Zero-shot Text-to-Speech (TTS) has recently advanced significantly, enabling models to synthesize speech from text using short, limited-context prompts. These prompts serve as voice exemplars, allowing the model to mimic speaker identity, prosody, and other traits without extensive speaker-specific data. Although recent approaches incorporating language models, diffusion, and flow matching have proven their effectiveness in zero-shot TTS, they still encounter challenges such as unreliable synthesis caused by token repetition or unexpected content transfer, along with slow inference and substantial computational overhead. Moreover, temporal diversity-crucial for enhancing the naturalness of synthesized speech-remains largely underexplored. To address these challenges, we propose Flamed-TTS, a novel zero-shot TTS framework that emphasizes low computational cost, low latency, and high speech fidelity alongside rich temporal diversity. To achieve this, we reformulate the flow matching training paradigm and incorporate both discrete and continuous representations corresponding to different attributes of speech. Experimental results demonstrate that Flamed-TTS surpasses state-of-the-art models in terms of intelligibility, naturalness, speaker similarity, acoustic characteristics preservation, and dynamic pace. Notably, Flamed-TTS achieves the best WER of 4% compared to the leading zero-shot TTS baselines, while maintaining low latency in inference and high fidelity in generated speech. Code and audio samples are available at our demo page https://flamed-tts.github.io.
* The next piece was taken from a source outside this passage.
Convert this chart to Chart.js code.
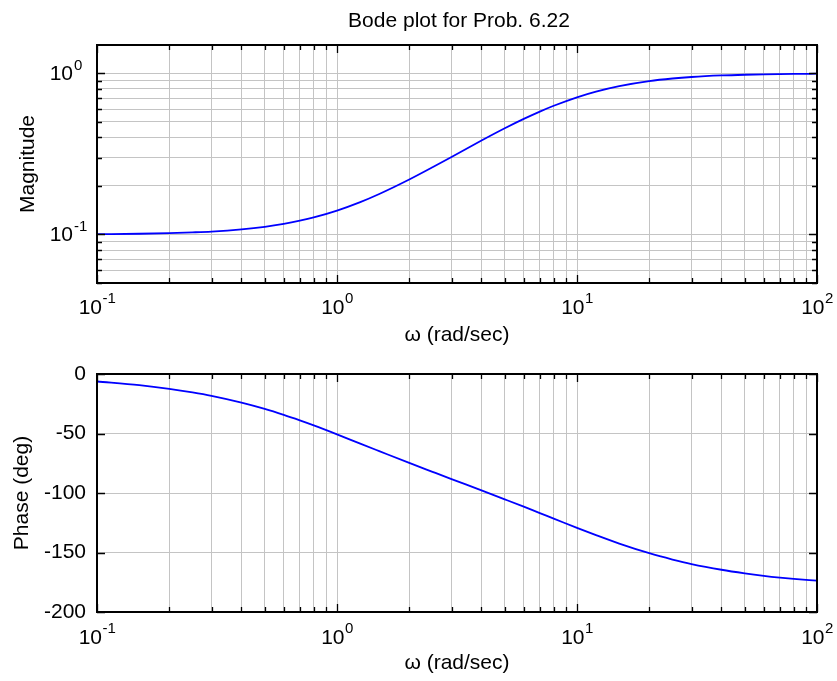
<!DOCTYPE html>
<html lang="en">
    <head>
        <meta charset="UTF-8">
        <title>Bode plot for Prob. 6.22</title>
        <style>
            body { margin: 0; background: #fff; }
            .painel { position: absolute; left: 0; }
            #painelMag { top: 0; }
            #painelFase { top: 350px; }
        </style>
    </head>

    <body>
        <div class="painel" id="painelMag">
            <canvas id="graficoMag" width="837" height="350"></canvas>
        </div>
        <div class="painel" id="painelFase">
            <canvas id="graficoFase" width="837" height="331"></canvas>
        </div>
    </body>
</html>

<script src="https://cdn.jsdelivr.net/npm/chart.js"></script>

<script>
    // frequencias (rad/sec)
    const frequencias = [0.1, 0.15, 0.2, 0.25, 0.3, 0.4, 0.5, 0.6, 0.7, 0.8, 1, 1.25, 1.5, 2, 2.5, 3, 4, 5, 6, 7, 8, 10, 12, 15, 20, 25, 30, 40, 50, 60, 70, 80, 100];
    const magnitude = [0.1005, 0.1011, 0.102, 0.1031, 0.1043, 0.1076, 0.1116, 0.1164, 0.1218, 0.1276, 0.1407, 0.1588, 0.1783, 0.2193, 0.2612, 0.3029, 0.3828, 0.4561, 0.5216, 0.5793, 0.6296, 0.7106, 0.7709, 0.8339, 0.8955, 0.9292, 0.9492, 0.9704, 0.9808, 0.9865, 0.9900, 0.9924, 0.9950];
    const fase = [-6.3, -9.4, -12.5, -15.5, -18.4, -24.1, -29.4, -34.4, -39, -43.2, -50.7, -58.5, -64.8, -74.7, -82.2, -88.3, -97.8, -105.3, -111.5, -116.9, -121.5, -129.3, -135.4, -142.5, -150.6, -155.9, -159.7, -164.5, -167.5, -169.6, -171.1, -172.2, -173.7];

    // ticks e grades
    const xDecadas = [0.1, 1, 10, 100];
    const xExpoentes = ['-1', '0', '1', '2'];
    const magDecadas = [0.1, 1];
    const magExpoentes = ['-1', '0'];
    const multiplicadores = [1, 2, 3, 4, 5, 6, 7, 8, 9];
    const faseTicks = [0, -50, -100, -150, -200];

    const fonte = "'Liberation Sans', Arial, sans-serif";
    const tamFonte = 21;
    const tamExpoente = 15;

    function gradeLog(min, max) {
        const valores = [];
        for (let d = -3; d <= 3; d++) {
            multiplicadores.forEach(m => {
                const v = +(m * Math.pow(10, d)).toPrecision(3);
                if (v >= min - 1e-9 && v <= max + 1e-9) valores.push(v);
            });
        }
        return valores;
    }

    function ehDecada(v) {
        const l = Math.log10(v);
        return Math.abs(l - Math.round(l)) < 1e-6;
    }

    // moldura preta com ticks para dentro (estilo matlab)
    const moldura = {
        id: 'moldura',
        afterDraw(chart) {
            const ctx = chart.ctx;
            const a = chart.chartArea;
            ctx.save();
            ctx.strokeStyle = '#000';
            ctx.lineWidth = 1.3;
            ctx.beginPath();
            chart.scales.x.ticks.forEach(t => {
                const px = Math.round(chart.scales.x.getPixelForValue(t.value)) + 0.5;
                const len = ehDecada(t.value) ? 8 : 5;
                ctx.moveTo(px, a.bottom); ctx.lineTo(px, a.bottom - len);
                ctx.moveTo(px, a.top); ctx.lineTo(px, a.top + len);
            });
            const ys = chart.scales.y;
            ys.ticks.forEach(t => {
                const py = Math.round(ys.getPixelForValue(t.value)) + 0.5;
                const len = (ys.type !== 'logarithmic' || ehDecada(t.value)) ? 8 : 5;
                ctx.moveTo(a.left, py); ctx.lineTo(a.left + len, py);
                ctx.moveTo(a.right, py); ctx.lineTo(a.right - len, py);
            });
            ctx.stroke();
            ctx.lineWidth = 2;
            ctx.strokeRect(a.left, a.top, a.right - a.left, a.bottom - a.top);
            ctx.restore();
        }
    };

    // titulo centrado na area do grafico
    const tituloCentrado = {
        id: 'tituloCentrado',
        afterDraw(chart) {
            const ctx = chart.ctx;
            const a = chart.chartArea;
            ctx.save();
            ctx.fillStyle = '#000';
            ctx.font = tamFonte + 'px ' + fonte;
            ctx.textAlign = 'center';
            ctx.textBaseline = 'middle';
            ctx.fillText('Bode plot for Prob. 6.22', (a.left + a.right) / 2 + 2, 21);
            ctx.restore();
        }
    };

    // rotulos 10^n com expoente
    function rotulosPotencia(opcoes) {
        return {
            id: 'rotulosPotencia',
            afterDraw(chart) {
                const ctx = chart.ctx;
                const a = chart.chartArea;
                ctx.save();
                ctx.fillStyle = '#000';
                ctx.textBaseline = 'middle';
                const xs = chart.scales.x;
                xDecadas.forEach((v, i) => {
                    const px = xs.getPixelForValue(v);
                    ctx.font = tamFonte + 'px ' + fonte;
                    const w1 = ctx.measureText('10').width;
                    ctx.font = tamExpoente + 'px ' + fonte;
                    const w2 = ctx.measureText(xExpoentes[i]).width;
                    const x0 = px - (w1 + w2) / 2;
                    const y0 = a.bottom + opcoes.xDesloc;
                    ctx.textAlign = 'left';
                    ctx.font = tamFonte + 'px ' + fonte;
                    ctx.fillText('10', x0, y0);
                    ctx.font = tamExpoente + 'px ' + fonte;
                    ctx.fillText(xExpoentes[i], x0 + w1 + 0.5, y0 - 9);
                });
                if (opcoes.yLog) {
                    const ys = chart.scales.y;
                    magDecadas.forEach((v, i) => {
                        const py = ys.getPixelForValue(v);
                        ctx.textAlign = 'right';
                        ctx.font = tamFonte + 'px ' + fonte;
                        ctx.fillText('10', 73, py + 1);
                        ctx.textAlign = 'left';
                        ctx.font = tamExpoente + 'px ' + fonte;
                        ctx.fillText(magExpoentes[i], 74, py - 8);
                    });
                }
                ctx.restore();
            }
        };
    }

    function pontos(ys) {
        return frequencias.map((f, i) => ({ x: f, y: ys[i] }));
    }

    const corGrade = '#c4c4c4';

    function eixoX(altura, padBaixo) {
        return {
            type: 'logarithmic',
            min: 0.1,
            max: 100,
            afterBuildTicks: (scale) => { scale.ticks = gradeLog(0.1, 100).map(v => ({ value: v })); },
            afterFit: (scale) => { scale.height = altura; },
            ticks: { display: false },
            grid: { color: corGrade, lineWidth: 1, drawTicks: false },
            border: { display: false },
            title: {
                display: true,
                text: 'ω (rad/sec)',
                color: '#000',
                font: { size: tamFonte, family: fonte },
                padding: { top: 0, bottom: padBaixo }
            }
        };
    }

    Chart.defaults.font.family = fonte;
    Chart.defaults.color = '#000';

    new Chart(document.getElementById('graficoMag').getContext('2d'), {
        type: 'line',
        data: {
            datasets: [{
                data: pontos(magnitude),
                borderColor: '#0000ff',
                borderWidth: 1.8,
                pointRadius: 0,
                cubicInterpolationMode: 'monotone'
            }]
        },
        options: {
            responsive: false,
            animation: false,
            layout: { padding: { left: 0, right: 20, top: 45, bottom: 0 } },
            plugins: {
                legend: { display: false },
                tooltip: { enabled: false }
            },
            scales: {
                x: eixoX(67, 2.4),
                y: {
                    type: 'logarithmic',
                    min: 0.05,
                    max: 1.5,
                    afterBuildTicks: (scale) => { scale.ticks = gradeLog(0.05, 1).map(v => ({ value: v })); },
                    afterFit: (scale) => { scale.width = 97; },
                    ticks: { display: false },
                    grid: { color: corGrade, lineWidth: 1, drawTicks: false },
                    border: { display: false },
                    title: {
                        display: true,
                        text: 'Magnitude',
                        color: '#000',
                        font: { size: tamFonte, family: fonte },
                        padding: { top: 15.4, bottom: 0 }
                    }
                }
            }
        },
        plugins: [moldura, tituloCentrado, rotulosPotencia({ xDesloc: 25, yLog: true })]
    });

    new Chart(document.getElementById('graficoFase').getContext('2d'), {
        type: 'line',
        data: {
            datasets: [{
                data: pontos(fase),
                borderColor: '#0000ff',
                borderWidth: 1.8,
                pointRadius: 0,
                cubicInterpolationMode: 'monotone'
            }]
        },
        options: {
            responsive: false,
            animation: false,
            layout: { padding: { left: 0, right: 20, top: 24, bottom: 0 } },
            plugins: {
                legend: { display: false },
                tooltip: { enabled: false }
            },
            scales: {
                x: eixoX(69, 5.4),
                y: {
                    type: 'linear',
                    min: -200,
                    max: 0,
                    afterBuildTicks: (scale) => { scale.ticks = faseTicks.map(v => ({ value: v })); },
                    afterFit: (scale) => { scale.width = 97; },
                    ticks: {
                        color: '#000',
                        padding: 11,
                        font: { size: tamFonte, family: fonte }
                    },
                    grid: { color: corGrade, lineWidth: 1, drawTicks: false },
                    border: { display: false },
                    title: {
                        display: true,
                        text: 'Phase (deg)',
                        color: '#000',
                        font: { size: tamFonte, family: fonte },
                        padding: { top: 9.4, bottom: 0 }
                    }
                }
            }
        },
        plugins: [moldura, rotulosPotencia({ xDesloc: 26, yLog: false })]
    });
</script>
Flamed-TTS: Flow Matching Attention-Free Models for Efficient Generating and Dynamic Pacing Zero-shot Text-to-Speech

TL;DR

Flamed-TTS introduces Flow Matching Attention-Free Models for zero-shot TTS, replacing self-attention in the denoiser with a semantically enriched prior to achieve low latency and high fidelity. The method jointly models probabilistic duration and silence generation to enrich temporal diversity, and uses a compact, non-autoregressive architecture based on a ConvNeXt-backed vector field estimator guided by optimal transport flow matching. Experiments on LibriTTS/LibriSpeech show Flamed-TTS achieves strong WER and speaker similarity with substantially lower data requirements and faster inference than state-of-the-art baselines. The work demonstrates that attention is not essential for high-quality zero-shot TTS when a semantically informed prior and probabilistic duration/pacing are leveraged, advancing practical, real-time generation with rich temporal dynamics.

Abstract

Zero-shot Text-to-Speech (TTS) has recently advanced significantly, enabling models to synthesize speech from text using short, limited-context prompts. These prompts serve as voice exemplars, allowing the model to mimic speaker identity, prosody, and other traits without extensive speaker-specific data. Although recent approaches incorporating language models, diffusion, and flow matching have proven their effectiveness in zero-shot TTS, they still encounter challenges such as unreliable synthesis caused by token repetition or unexpected content transfer, along with slow inference and substantial computational overhead. Moreover, temporal diversity-crucial for enhancing the naturalness of synthesized speech-remains largely underexplored. To address these challenges, we propose Flamed-TTS, a novel zero-shot TTS framework that emphasizes low computational cost, low latency, and high speech fidelity alongside rich temporal diversity. To achieve this, we reformulate the flow matching training paradigm and incorporate both discrete and continuous representations corresponding to different attributes of speech. Experimental results demonstrate that Flamed-TTS surpasses state-of-the-art models in terms of intelligibility, naturalness, speaker similarity, acoustic characteristics preservation, and dynamic pace. Notably, Flamed-TTS achieves the best WER of 4% compared to the leading zero-shot TTS baselines, while maintaining low latency in inference and high fidelity in generated speech. Code and audio samples are available at our demo page https://flamed-tts.github.io.

Paper Structure

This paper contains 16 sections, 10 equations, 2 figures, 6 tables, 1 algorithm.

Figures (2)

  • Figure 1: Overview of Flamed-TTS. The input speech prompt is first processed by the Codec Encoder, which produces six latent codes: one for prosody, two for content, and three for acoustic details. These encoded representations are then duplicated based on the durations predicted by the Duration Generator, while the Silence Generator inserts silences after each phoneme. The Code Decoder then generates predicted codes for the text prompt, conditioned on both the encoded phonemes and the latent representation of the reference speech. These predicted codes are converted into embeddings and merged before being passed through the Denoiser, where flow matching is performed. Finally, the output embeddings are fed into the Codec Decoder to synthesize the final speech waveform.
  • Figure 2: Code Decoder architecture. With the encoded phonemes, the codes are generated gradually by corresponding FFT Blocks with condition of prior code of speech prompt. These synthesized codes are combined by a CNN module. This embedding is finally finetuned by the Denoiser with flow matching algorithm.